The disaster started when Trump's campaign spokesperson, Steven Cheung, tweeted that his boss actually went through with the sale.
"President Trump purchases a @GLOCKInc in South Carolina!" he posted Monday afternoon.
But the campaign went into damage control mode as soon as firearms journalist Stephen Gutowski and others pointed out that the entire transaction would be blatantly illegal.
“Did he actually go through with the purchase?” Gutowski asked openly in tweet.
Cheung later claimed to CNN that Trump never actually went through with the purchase—and deleted his original statement. The Daily Beast could not immediately independently confirm whether Trump finalized the deal.
The irony is that the federal law Trump appeared to almost violate is the very same one that the feds used to indict President Joe Biden’s son, Hunter.
The federal law that restricts how someone may buy or sell firearms is 18 U.S. Code § 922, the go-to statute for prosecutors seeking to imprison felons who manage to acquire guns after serving time in prison, straw purchasers who buy a gun with the specific intent to sell it to another person, and other people who aren’t allowed to acquire them.
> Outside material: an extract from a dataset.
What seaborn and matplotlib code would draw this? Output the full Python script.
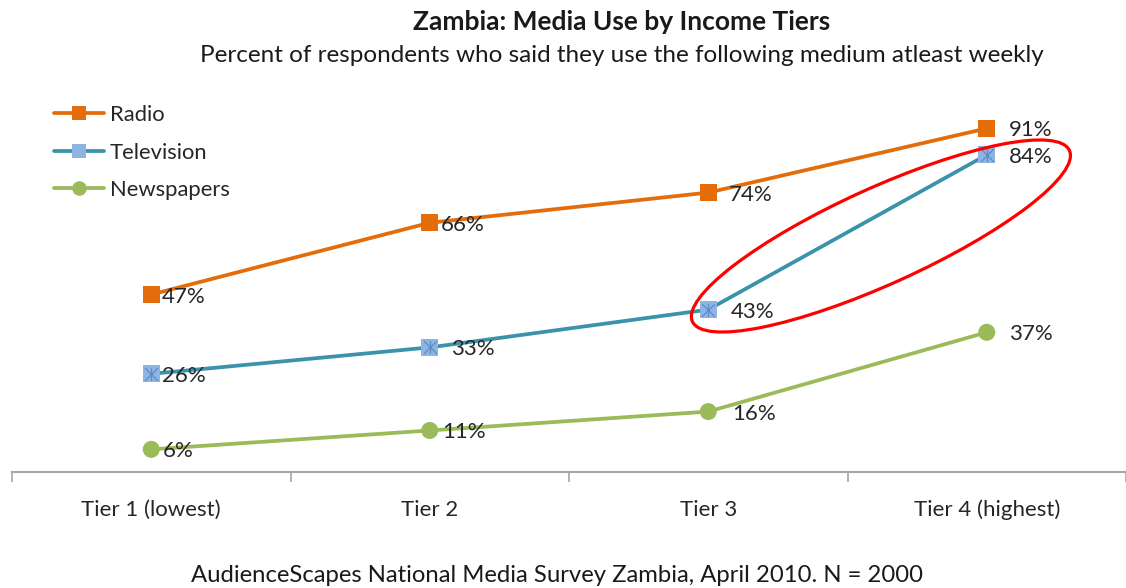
import numpy as np
import pandas as pd
import seaborn as sns
import matplotlib.pyplot as plt
from matplotlib.path import Path
from matplotlib.patches import Ellipse
from matplotlib.lines import Line2D
from matplotlib.transforms import IdentityTransform

# Survey results: share using each medium at least weekly, by income tier
tiers = ["Tier 1 (lowest)", "Tier 2", "Tier 3", "Tier 4 (highest)"]
media = ["Radio", "Television", "Newspapers"]
radio = [47, 66, 74, 91]
television = [26, 33, 43, 84]
newspapers = [6, 11, 16, 37]

title = "Zambia: Media Use by Income Tiers"
subtitle = "Percent of respondents who said they use the following medium atleast weekly"
source = "AudienceScapes National Media Survey Zambia, April 2010. N = 2000"

line_colors = {"Radio": "#E46C0A", "Television": "#3A93AA", "Newspapers": "#9BBB59"}
marker_colors = {"Radio": "#E46C0A", "Television": "#8DB4E2", "Newspapers": "#9BBB59"}
marker_shapes = {"Radio": "s", "Television": "s", "Newspapers": "o"}

sns.set_theme(style="white")
plt.rcParams["font.family"] = ["Lato", "DejaVu Sans"]

df = pd.DataFrame({
    "pos": list(range(len(tiers))) * len(media),
    "value": radio + television + newspapers,
    "medium": np.repeat(media, len(tiers)),
})

W, H = 1126, 588
fig = plt.figure(figsize=(W / 100, H / 100), dpi=100)
ax = fig.add_axes([12 / W, 116 / H, 1114 / W, 377.6 / H])

sns.lineplot(data=df, x="pos", y="value", hue="medium", hue_order=media,
             palette=line_colors, linewidth=2.7, legend=False, ax=ax, zorder=2)
sns.scatterplot(data=df, x="pos", y="value", hue="medium", hue_order=media,
                palette=marker_colors, style="medium", markers=marker_shapes,
                s=150, linewidth=0, legend=False, ax=ax, zorder=3)

# asterisk-style overlay on the television markers
star = Path([(0, -1), (0, 1), (-1, -1), (1, 1), (-1, 1), (1, -1)],
            [Path.MOVETO, Path.LINETO] * 3)
tv = df[df["medium"] == "Television"]
ax.scatter(tv["pos"], tv["value"], marker=star, s=85, color="#5B8CC8",
           linewidths=0.9, zorder=4)

# data labels to the right of each point
offsets = {"Radio": [11, 11, 21, 22], "Television": [11, 21, 23, 22],
           "Newspapers": [11, 12, 24, 22]}
for name, vals in zip(media, [radio, television, newspapers]):
    for i, v in enumerate(vals):
        ax.annotate(f"{v}%", (i, v), xytext=(offsets[name][i], -2),
                    textcoords="offset pixels", ha="left", va="center",
                    fontsize=16, color="#262626", zorder=5)

ax.set_xlim(-0.5, -0.5 + 1114 / 281)
ax.set_ylim(0, 100)
ax.set_xticks(range(len(tiers)))
ax.set_xticklabels(tiers, fontsize=16, color="#262626")
ax.set_xticks([-0.5, 0.5, 1.5, 2.5, 3.5], minor=True)
ax.tick_params(axis="x", which="major", length=0, pad=20)
ax.tick_params(axis="x", which="minor", length=7, width=1.2, color="#A6A6A6",
               direction="out", bottom=True)
ax.set_yticks([])
ax.set_xlabel("")
ax.set_ylabel("")
for side in ["left", "right", "top"]:
    ax.spines[side].set_visible(False)
ax.spines["bottom"].set_color("#A6A6A6")
ax.spines["bottom"].set_linewidth(1.5)

# legend
handles = [
    Line2D([], [], color=line_colors["Radio"], lw=2.7, marker="s", ms=10.5,
           markerfacecolor=marker_colors["Radio"], markeredgewidth=0),
    Line2D([], [], color=line_colors["Television"], lw=2.7, marker="s", ms=10.5,
           markerfacecolor=marker_colors["Television"], markeredgewidth=0),
    Line2D([], [], color=line_colors["Newspapers"], lw=2.7, marker="o", ms=10.5,
           markerfacecolor=marker_colors["Newspapers"], markeredgewidth=0),
]
leg = fig.legend(handles, media, loc="upper left",
                 bbox_to_anchor=(54 / W, 1 - 105 / H), frameon=False,
                 fontsize=15.8, handlelength=2.3, handletextpad=0.25,
                 labelspacing=0.8, borderpad=0, borderaxespad=0)
for t in leg.get_texts():
    t.set_color("#262626")

# highlight of the steep television rise between tiers 3 and 4
fig.canvas.draw()
cx, cy = ax.transData.transform((2.62, 62.5))
ax.add_patch(Ellipse((cx, cy), width=414, height=96, angle=24.4,
                     transform=IdentityTransform(), fill=False,
                     edgecolor="#FF0000", linewidth=2.3, zorder=6,
                     clip_on=False))

fig.text(622 / W, 1 - 22 / H, title, ha="center", va="center",
         fontsize=19, fontweight="bold", color="#1A1A1A")
fig.text(622 / W, 1 - 55 / H, subtitle, ha="center", va="center",
         fontsize=17.5, color="#1A1A1A")
fig.text(557 / W, 1 - 576 / H, source, ha="center", va="center",
         fontsize=17.2, color="#1A1A1A")

fig.savefig("out.png", dpi=100)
That law is why anyone buying a gun from a licensed dealer must fill out what's called an ATF Form 4473, which asks: “Are you under indictment or information in any court for a felony, or any other crime for which the judge could imprison you for more than one year, or are you a current member of the military who has been charged with violation(s) of the Uniform Code of Military?”
Answer “yes,” and no gun shop can legally sell you a gun. Trump, who is facing criminal charges across the eastern seaboard, would have to answer in the affirmative.
Republicans—and Trump in particular—have been calling on the Department of Justice to hold Hunter Biden accountable for violating the same statute, in his case, for lying about drug use on that form.